Born in New York and reared in New Jersey, Postal was an only child whose parents worked longer than his stomach could stand to wait for dinner.

So he took to the kitchen and mastered the basics early.

"I cooked full meals since I was 8 or 9 years old, and I prepare my fried chicken, collard greens and baked potatoes the same way now as I did when I was 7 years old," said Postal, now gifted in creating a variety of cuisines, including Italian, French and Middle Eastern.

He learned how to cook by watching his parents and the process stirred his zeal to present magnificent meals.

"I was amazed how all these things, ingredients, came together," Postal said. "I loved how the flavors blended."

Back then, he wasn't sizzling filet mignon to perfection and searing ahi tuna to a bronzed caramel. Those were the days before he had city swagger, country charm and diamond studs in both ears.
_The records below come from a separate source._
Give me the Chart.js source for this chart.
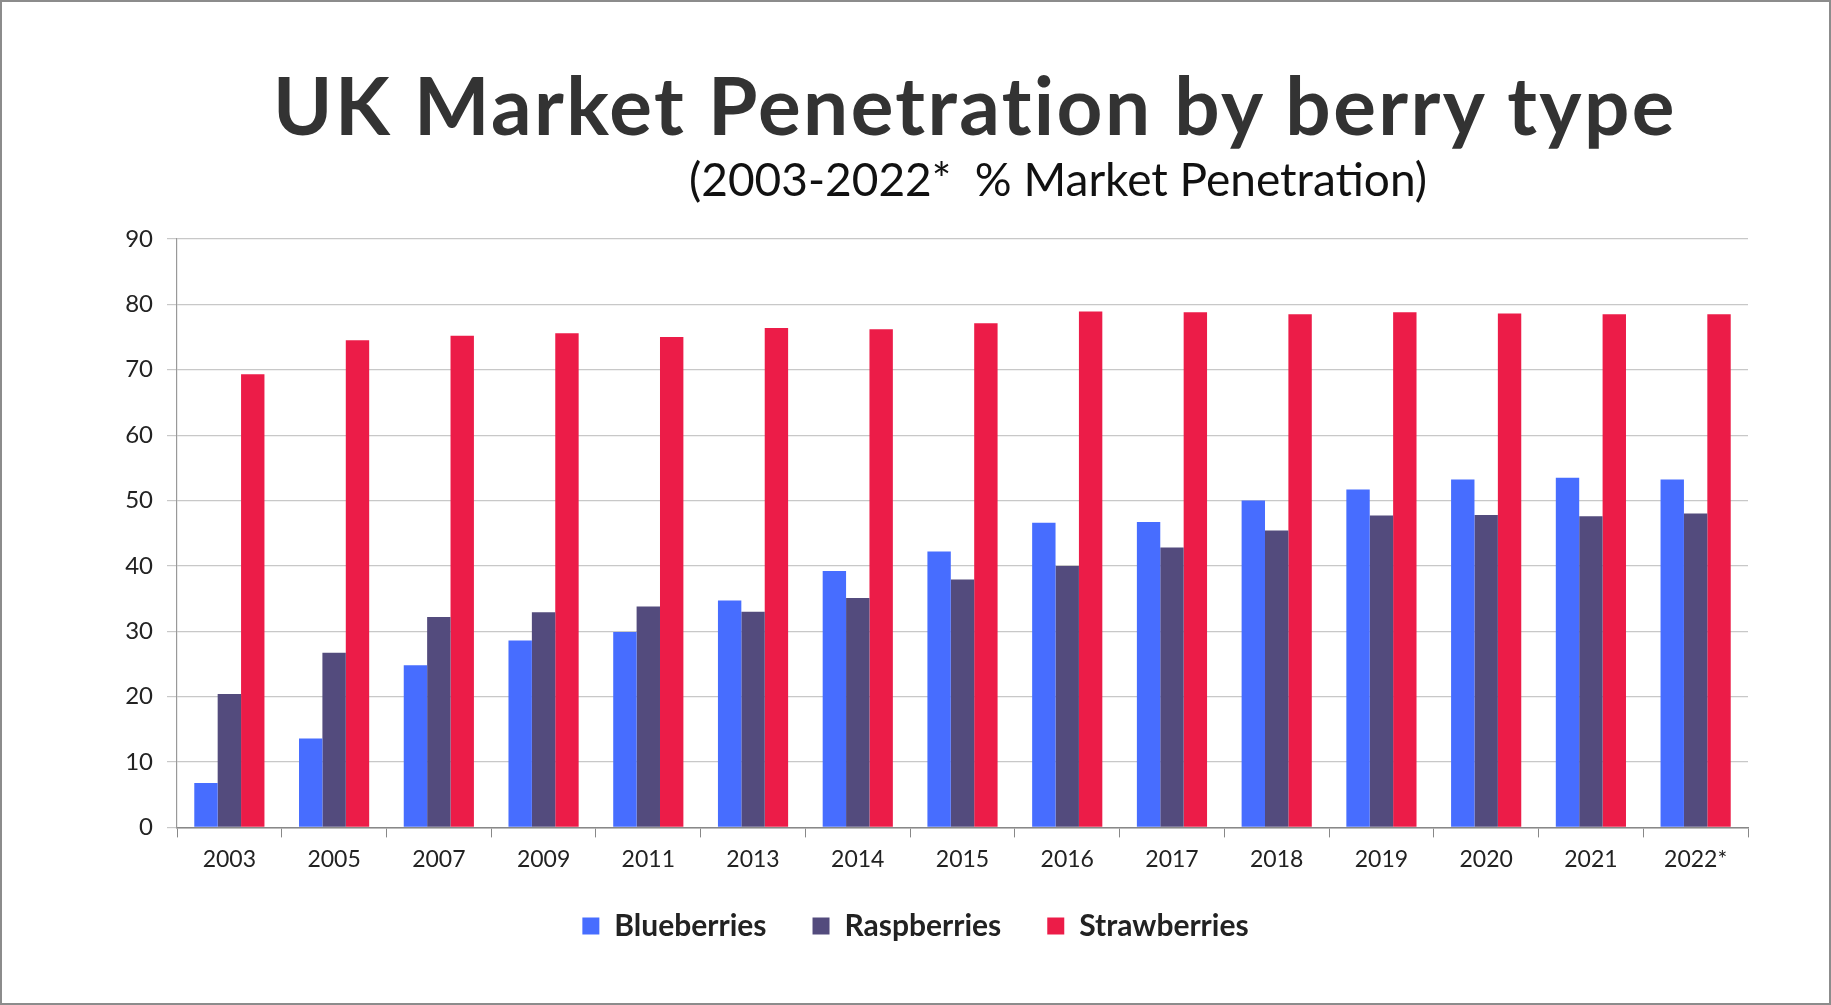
<!DOCTYPE html>
<html>
<head>
<meta charset="utf-8">
<script src="https://cdn.jsdelivr.net/npm/chart.js@4.4.1/dist/chart.umd.min.js"></script>
<style>
  html, body { margin: 0; padding: 0; background: #fff; }
  #wrap {
    position: relative;
    width: 1831px;
    height: 1005px;
    box-sizing: border-box;
    border: 2px solid #8c8c8c;
    overflow: hidden;
  }
  #wrap canvas { position: absolute; left: 0; top: 0; }
  .ttl {
    position: absolute;
    transform: translateX(-50%);
    white-space: nowrap;
    line-height: 1;
    color: #333;
    font-family: Lato, "Open Sans", sans-serif;
  }
  #title { left: 973px; top: 62px; font-size: 80px; font-weight: 700; letter-spacing: 2.4px; }
  #subtitle { left: 1056px; top: 154px; font-size: 46px; font-weight: 400; color: #111; }
</style>
</head>
<body>
<div id="wrap">
  <canvas id="myChart"></canvas>
  <div class="ttl" id="title">UK Market Penetration by berry type</div>
  <div class="ttl" id="subtitle">(2003-2022*&nbsp; % Market Penetration)</div>
</div>
<script>
const years = ["2003", "2005", "2007", "2009", "2011", "2013", "2014", "2015",
  "2016", "2017", "2018", "2019", "2020", "2021", "2022*"];
const blueberries = [6.8, 13.6, 24.8, 28.6, 29.9, 34.7, 39.2, 42.2, 46.6, 46.7, 50.0, 51.7, 53.2, 53.5, 53.2];
const raspberries = [20.4, 26.7, 32.2, 32.9, 33.8, 33.0, 35.1, 37.9, 40.0, 42.8, 45.4, 47.7, 47.8, 47.6, 48.0];
const strawberries = [69.3, 74.5, 75.2, 75.6, 75.0, 76.4, 76.2, 77.1, 78.9, 78.8, 78.5, 78.8, 78.6, 78.5, 78.5];
const yTicks = [0, 10, 20, 30, 40, 50, 60, 70, 80, 90];

// legend sits a bit higher than chart.js puts it (wide label padding)
const legendLift = {
  id: "legendLift",
  afterLayout(chart) {
    const lg = chart.legend;
    if (!lg) return;
    lg.top -= 16;
    lg.bottom -= 16;
  },
};

initChart();

function initChart() {
  const ctx = document.getElementById("myChart").getContext("2d");
  window.chart = new Chart(ctx, {
    type: "bar",
    data: {
      labels: years,
      datasets: [
        { label: "Blueberries", data: blueberries, backgroundColor: "#476dff" },
        { label: "Raspberries", data: raspberries, backgroundColor: "#534b7d" },
        { label: "Strawberries", data: strawberries, backgroundColor: "#ec1c48" },
      ],
    },
    plugins: [legendLift],
    options: {
      responsive: true,
      maintainAspectRatio: false,
      animation: false,
      datasets: {
        bar: { barPercentage: 1, categoryPercentage: 0.67 },
      },
      layout: {
        padding: { top: 237, right: 81, bottom: 36, left: 81 },
      },
      plugins: {
        title: { display: false },
        tooltip: { enabled: false },
        legend: {
          position: "bottom",
          labels: {
            boxWidth: 17,
            boxHeight: 17,
            padding: 46,
            color: "#222",
            font: { family: "Lato", size: 30, weight: "700" },
          },
        },
      },
      scales: {
        x: {
          grid: {
            drawOnChartArea: false,
            drawTicks: true,
            tickLength: 10,
            color: "#888",
          },
          border: { color: "#888", width: 1.5 },
          ticks: {
            color: "#222",
            padding: 8,
            font: { family: "Lato", size: 23 },
          },
        },
        y: {
          min: 0,
          max: 90,
          afterBuildTicks: (axis) => {
            axis.ticks = yTicks.map((v) => ({ value: v }));
          },
          afterFit: (axis) => {
            axis.width = 94;
          },
          grid: {
            color: "#c8c8c8",
            lineWidth: 1.2,
            tickLength: 10,
          },
          border: { color: "#999", width: 1.2 },
          ticks: {
            color: "#222",
            padding: 14,
            font: { family: "Lato", size: 24 },
          },
        },
      },
    },
  });
}
</script>
</body>
</html>
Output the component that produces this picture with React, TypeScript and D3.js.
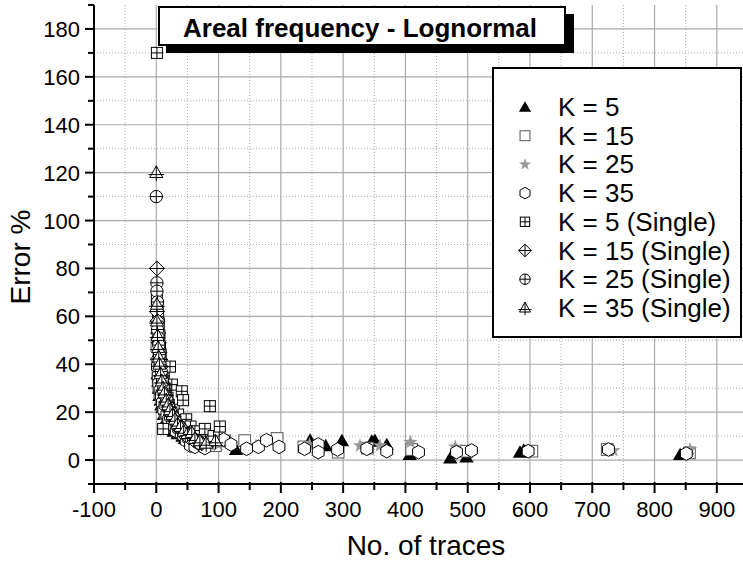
import React, { useEffect, useRef } from "react";
import * as d3 from "d3";

// [No. of traces, Error %]
const k5 = [[1, 44], [2, 36], [3, 33], [4, 30], [5, 27], [6, 31], [7, 25], [8, 23], [10, 22], [12, 19], [14, 21], [16, 17], [18, 16], [20, 18], [22, 14], [25, 15], [28, 12], [30, 13], [34, 11], [38, 12], [42, 10], [46, 9], [50, 10], [55, 8], [60, 9], [66, 7], [72, 8], [80, 6], [90, 7], [128, 4.4], [247, 8.3], [272, 6], [298, 8.1], [346, 7.9], [351, 8.2], [370, 6.5], [407, 2.3], [472, 0.9], [498, 1.3], [584, 3.3], [590, 4.2], [841, 2.3]];
const k15 = [[1, 48], [2, 40], [3, 35], [4, 31], [5, 34], [6, 28], [8, 26], [9, 30], [11, 23], [13, 25], [15, 20], [17, 22], [19, 18], [21, 19], [24, 16], [27, 17], [30, 14], [33, 15], [37, 12], [41, 13], [45, 11], [50, 10], [56, 9], [62, 10], [68, 8], [75, 7], [85, 6.5], [95, 6], [110, 8], [142, 8.1], [194, 9], [237, 5.5], [292, 3.3], [339, 5], [410, 4.4], [498, 3.7], [603, 3.7], [724, 4.4], [856, 3]];
const k25 = [[1, 42], [2, 38], [3, 31], [4, 29], [5, 26], [7, 27], [9, 22], [11, 24], [13, 19], [15, 20], [18, 17], [21, 16], [24, 15], [27, 14], [31, 13], [35, 12], [40, 11], [44, 12], [49, 9], [54, 10], [59, 8], [65, 9], [71, 7], [78, 7.5], [88, 6], [100, 6.5], [160, 6], [246, 6.5], [327, 6], [359, 6], [408, 7.4], [480, 5.5], [734, 4], [857, 4.4]];
const k35 = [[2, 39], [3, 35], [4, 32], [6, 29], [8, 27], [10, 24], [12, 21], [14, 23], [17, 19], [20, 17], [23, 18], [26, 15], [29, 14], [32, 12], [36, 13], [40, 11], [44, 10], [48, 8], [52, 9], [55, 6], [62, 5.5], [68, 7], [74, 6], [78, 5], [86, 7.9], [108, 8.6], [120, 6.5], [145, 4.7], [164, 5.5], [177, 8.3], [197, 5.5], [238, 4.7], [260, 6.5], [260, 3.3], [291, 4.4], [338, 4.7], [370, 3.7], [421, 3.3], [482, 3.3], [506, 4], [597, 3.7], [726, 4.4], [851, 2.7]];
const k5Single = [[1, 170], [1, 67], [2, 64], [3, 60], [4, 57], [5, 52], [6, 47], [7, 44], [8, 40], [10, 37], [12, 34], [22, 39], [25, 31.5], [15, 29], [18, 26], [20, 23], [28, 21], [41, 28.7], [43, 25], [35, 19], [11, 13], [48, 17], [55, 14], [62, 12], [70, 10], [78, 13], [86, 22.5], [92, 10], [102, 14]];
const k15Single = [[1, 80], [1, 62], [2, 58], [3, 53], [4, 49], [5, 45], [6, 42], [7, 39], [9, 35], [11, 32], [13, 29], [15, 27], [18, 24], [21, 22], [24, 20], [28, 18], [32, 16], [36, 15], [41, 13], [46, 12], [52, 10], [58, 9], [65, 8], [73, 7]];
const k25Single = [[0, 110], [1, 74], [1, 70.5], [2, 66], [2, 54.5], [3, 51], [4, 48], [5, 44], [6, 40], [8, 37], [10, 33], [12, 30], [14, 27], [17, 25], [20, 22], [23, 20], [27, 18], [31, 16], [35, 14], [40, 13], [45, 11], [50, 10], [56, 9], [63, 8], [70, 7]];
const k35Single = [[0, 120], [1, 65], [1, 58], [2, 52], [3, 47], [4, 43], [5, 40], [7, 36], [9, 33], [11, 30], [13, 28], [16, 25], [19, 23], [22, 21], [26, 19], [30, 17], [34, 15], [39, 14], [44, 12], [50, 11], [57, 11.5], [62, 9], [70, 8], [80, 7], [95, 8]];

const labels = ["K = 5", "K = 15", "K = 25", "K = 35", "K = 5 (Single)", "K = 15 (Single)", "K = 25 (Single)", "K = 35 (Single)"];
const shapes = ["triangle", "square", "star", "hexagon", "squarePlus", "diamondPlus", "circlePlus", "trianglePlus"];
const seriesData = [k5, k15, k25, k35, k5Single, k15Single, k25Single, k35Single];

const xTicks = d3.range(-100, 901, 100);
const yTicks = d3.range(0, 181, 20);

const FONT = "'Liberation Sans', Arial, sans-serif";

const drawMarker = (g, shape, s) => {
    const h = s / 2;
    const line = (x1, y1, x2, y2) =>
        g.append("line").attr("x1", x1).attr("y1", y1).attr("x2", x2).attr("y2", y2)
            .attr("stroke", "black").attr("stroke-width", 1);
    if (shape === "triangle") {
        g.append("path").attr("d", `M0,${-h * 1.05}L${h * 1.1},${h * 0.85}L${-h * 1.1},${h * 0.85}Z`).attr("fill", "black");
    } else if (shape === "square") {
        g.append("rect").attr("x", -h * 0.9).attr("y", -h * 0.9).attr("width", h * 1.8).attr("height", h * 1.8)
            .attr("fill", "white").attr("stroke", "#555").attr("stroke-width", 1);
    } else if (shape === "star") {
        const pts = d3.range(10).map(i => {
            const r = i % 2 === 0 ? h * 1.15 : h * 0.47;
            const a = -Math.PI / 2 + i * Math.PI / 5;
            return [r * Math.cos(a), r * Math.sin(a)];
        });
        g.append("path").attr("d", "M" + pts.join("L") + "Z").attr("fill", "#999");
    } else if (shape === "hexagon") {
        const pts = d3.range(6).map(i => {
            const a = -Math.PI / 2 + i * Math.PI / 3;
            return [h * 1.05 * Math.cos(a), h * 1.05 * Math.sin(a)];
        });
        g.append("path").attr("d", "M" + pts.join("L") + "Z").attr("fill", "white").attr("stroke", "black").attr("stroke-width", 1);
    } else if (shape === "squarePlus") {
        g.append("rect").attr("x", -h * 0.85).attr("y", -h * 0.85).attr("width", h * 1.7).attr("height", h * 1.7)
            .attr("fill", "white").attr("stroke", "black").attr("stroke-width", 1);
        line(-h * 0.85, 0, h * 0.85, 0);
        line(0, -h * 0.85, 0, h * 0.85);
    } else if (shape === "diamondPlus") {
        const r = h * 1.15;
        g.append("path").attr("d", `M0,${-r}L${r},0L0,${r}L${-r},0Z`).attr("fill", "white").attr("stroke", "black").attr("stroke-width", 1);
        line(-r, 0, r, 0);
        line(0, -r, 0, r);
    } else if (shape === "circlePlus") {
        g.append("circle").attr("r", h * 0.95).attr("fill", "white").attr("stroke", "black").attr("stroke-width", 1);
        line(-h * 0.95, 0, h * 0.95, 0);
        line(0, -h * 0.95, 0, h * 0.95);
    } else if (shape === "trianglePlus") {
        g.append("path").attr("d", `M0,${-h * 1.05}L${h},${h * 0.75}L${-h},${h * 0.75}Z`).attr("fill", "white").attr("stroke", "black").attr("stroke-width", 1);
        line(0, -h * 1.05, 0, h * 1.3);
        line(-h * 1.2, h * 0.3, h * 1.2, h * 0.3);
    }
};

const App = () => {
    const ref = useRef(null);
    const width = 743;
    const height = 562;
    const left = 94;
    const right = 743;
    const top = 5;
    const bottom = 484;

    useEffect(() => {
        const svg = d3.select(ref.current);
        svg.selectAll("*").remove();

        const x = d3.scaleLinear().domain([-100, 942]).range([left, right]);
        const y = d3.scaleLinear().domain([-10, 190]).range([bottom, top]);

        // Grid
        const grid = svg.append("g");
        d3.range(-50, 942, 100).forEach(v => {
            grid.append("line").attr("x1", x(v)).attr("x2", x(v)).attr("y1", top).attr("y2", bottom)
                .attr("stroke", "#aaa").attr("stroke-dasharray", "1,2");
        });
        d3.range(0, 191, 20).map(v => v - 10).forEach(v => {
            grid.append("line").attr("x1", left).attr("x2", right).attr("y1", y(v)).attr("y2", y(v))
                .attr("stroke", "#aaa").attr("stroke-dasharray", "1,2");
        });
        xTicks.slice(1).forEach(v => {
            grid.append("line").attr("x1", x(v)).attr("x2", x(v)).attr("y1", top).attr("y2", bottom)
                .attr("stroke", "#aaa").attr("stroke-width", 1.2);
        });
        yTicks.forEach(v => {
            grid.append("line").attr("x1", left).attr("x2", right).attr("y1", y(v)).attr("y2", y(v))
                .attr("stroke", "#aaa").attr("stroke-width", 1.2);
        });

        // Points
        seriesData.forEach((data, i) => {
            const sg = svg.append("g");
            data.forEach(d => {
                const g = sg.append("g").attr("transform", `translate(${x(d[0])},${y(d[1])})`);
                drawMarker(g, shapes[i], 13);
            });
        });

        // Axes
        const axes = svg.append("g");
        axes.append("line").attr("x1", left).attr("x2", right).attr("y1", bottom).attr("y2", bottom)
            .attr("stroke", "black").attr("stroke-width", 2);
        axes.append("line").attr("x1", left).attr("x2", left).attr("y1", top).attr("y2", bottom + 1)
            .attr("stroke", "black").attr("stroke-width", 2);
        d3.range(-100, 942, 50).forEach(v => {
            const major = v % 100 === 0;
            axes.append("line").attr("x1", x(v)).attr("x2", x(v)).attr("y1", bottom - 2).attr("y2", bottom + (major ? 9 : 6))
                .attr("stroke", "black").attr("stroke-width", 2);
        });
        d3.range(-10, 191, 10).forEach(v => {
            const major = v % 20 === 0;
            axes.append("line").attr("x1", left - (major ? 9 : 6)).attr("x2", left).attr("y1", y(v)).attr("y2", y(v))
                .attr("stroke", "black").attr("stroke-width", 2);
        });
        xTicks.forEach(v => {
            axes.append("text").attr("x", x(v)).attr("y", 517).attr("text-anchor", "middle")
                .attr("font-family", FONT).attr("font-size", 22).text(v);
        });
        yTicks.forEach(v => {
            axes.append("text").attr("x", 80).attr("y", y(v) + 8).attr("text-anchor", "end")
                .attr("font-family", FONT).attr("font-size", 22).text(v);
        });
        axes.append("text").attr("x", 426).attr("y", 555).attr("text-anchor", "middle")
            .attr("font-family", FONT).attr("font-size", 28).text("No. of traces");
        axes.append("text").attr("transform", "translate(30,257) rotate(-90)").attr("text-anchor", "middle")
            .attr("font-family", FONT).attr("font-size", 28).text("Error %");

        // Title
        svg.append("rect").attr("x", 166).attr("y", 14).attr("width", 408).attr("height", 39).attr("fill", "black");
        svg.append("rect").attr("x", 159).attr("y", 7).attr("width", 406).attr("height", 38)
            .attr("fill", "white").attr("stroke", "black").attr("stroke-width", 2);
        svg.append("text").attr("x", 183).attr("y", 37).attr("font-family", FONT).attr("font-weight", "bold")
            .attr("font-size", 26).text("Areal frequency - Lognormal");

        // Legend
        const legend = svg.append("g");
        legend.append("rect").attr("x", 493).attr("y", 68).attr("width", 248).attr("height", 269)
            .attr("fill", "white").attr("stroke", "black").attr("stroke-width", 2);
        labels.forEach((label, i) => {
            const cy = 107 + i * 28.7;
            const g = legend.append("g").attr("transform", `translate(525,${cy})`);
            drawMarker(g, shapes[i], 11);
            legend.append("text").attr("x", 558).attr("y", cy + 9).attr("font-family", FONT)
                .attr("font-size", 26).text(label);
        });
    }, []);

    return (
        <svg ref={ref} width={width} height={height}
             style={{position: "absolute", left: 0, top: 0, background: "white"}} />
    );
};

export default App;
"I was a kid, so I was fixing fried chicken, making ribs, sloppy Joes and fried chicken," he said.

When he was 9 years old, his father, a licensed practical nurse, died, and Postal stepped up to help his mother financially.

His first job was at Mama Ventura's in Kresson, N.J. He got the gig by lying on his application and pretending to be 16 when he was actually 14.

He started as a dishwasher and eventually became the saute man on the line when another guy got sick one night.

From there, it was on.

He managed 13 outlets at Trump Taj Mahal as area chef. As executive working chef for Royal Caribbean, he helped prepare 84,000 meals a week on Enchantment Of The Seas for 2,700 guests and 1,200 crew members. His work with the Australian Defence Force in Tarin Kowt, Afghanistan, charged him with directing all food services for the Australian military.

Still, no matter whom he is cooking for, Postal's philosophy remains the same.

In his mind, complexity in cuisine is a recipe for unnecessary confusion and deception on plates.

"I'm all about the integrity of the food," Postal said. "It's about the flavor profile. I believe in simple elegance and an excellent product. I want people to understand what they are eating."

His steaks, for example, are seasoned with an unpretentious blend consisting of sea salt, rosemary, garlic, sage and pepper.

"Let the food be what it is," Postal said. "You don't have to do a whole bunch of crazy, stupid nonsense to food and ruin the flavor. There is so much you can do with the basics. You simply don't need all that extra stuff."

Watching Postal cook is comparative to observing a NBA point guard in action.

Postal is always scanning the perimeter to see what will work with his food to score big with patrons.

He is aptly skilled in layering ingredients in the way a gifted painter transforms a bare canvas into a beautiful scene.

And for the record, Postal's public agrees.

"It was all perfect," said Cynthia Port, an assistant professor in the English department at Coastal Carolina University, who had beef medallions with asparagus and black truffle mashed potatoes. "It was perfectly cooked, and the asparagus was wonderfully crunch, fresh and delicious. I would have to give my meal a 10."

Edward Hirsch, an American poet and critic who wrote the national bestseller "How to Read a Poem and Fall in Love with Poetry," also gave his meal a perfect 10.

"My meal was extremely rich," said Hirsch, who dined with Port and several other Coastal Carolina faculty members and ate Postal's filet mignon with asparagus. "It was exciting and full of flavor like a fine wine."